For as long as I can remember, I've been a night owl. I was the kid who stayed awake after being put to bed, flashlight under the covers, book in hand. As I got older, I used to love being the last person awake in the whole house. I enjoyed the solitude, but there was always something about that time of night...as the hours ticked away into the darkness...that made me feel more alive.
I always wrote my best work late at night. I remember nights in my late teens and early twenties when I'd scribble away at the speed of light, words coming to me more rapidly than I could get them down on paper, poems being created in bursts of energy and creativity. There were times I wrote so long and so late, almost delirious with exhaustion, threw the papers to the floor and gave in to sleep, only to wake up in the morning almost completely surprised by what I had created in my last hour before the sleep overtook me. It was kind of like a surprise. Kind of like a dream you don't remember until something triggers it back to the front of your mind. I'd see the papers, the words, the lines on the page, and I'd say OH! Yes! I did write that last night! How awesome!

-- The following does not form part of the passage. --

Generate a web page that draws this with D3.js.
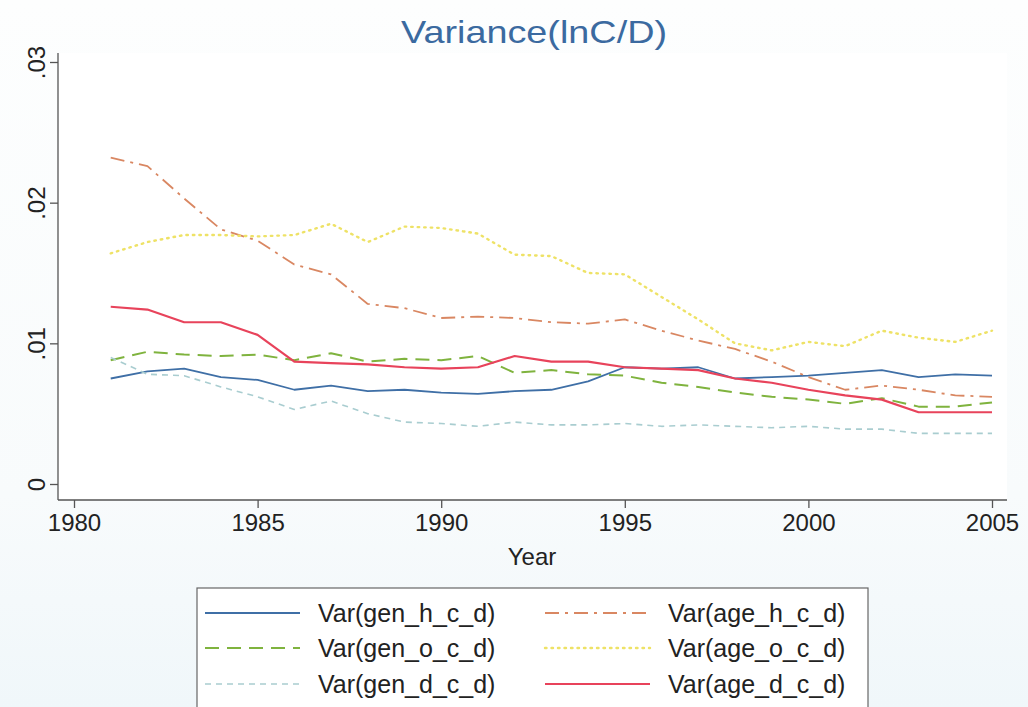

In college, it wasn't unusual for me to retreat alone to the living room of my shared apartment to watch old movies on TCM until 2 am. A few years back, married to Rick, I used to work all day, go to grad school all night, get home around 10 pm for the first time all day, and still have energy to blog or film a self-help YouTube video or start a paper. A night owl I was, and a night owl I remained.
I don't think I would have ever called myself a morning person. But now, I wake up at 5:45 am. Sometimes earlier. Even on weekends, it's unusual for me to sleep past 7:00. I've begun going to work earlier and earlier, starting my day in a persistent manner, full of energy. I need my coffee, of course, but I'm ready to take on the day. And I like it.
I don't go to bed late most of the time. My body and mind have adjusted themselves to a new pattern. They've decided upon something they like better. Change comes. Apprehension leaves. We find a groove. We settle in. We live.
I used to be a night owl. Now I'm an early bird. Either way, I sing.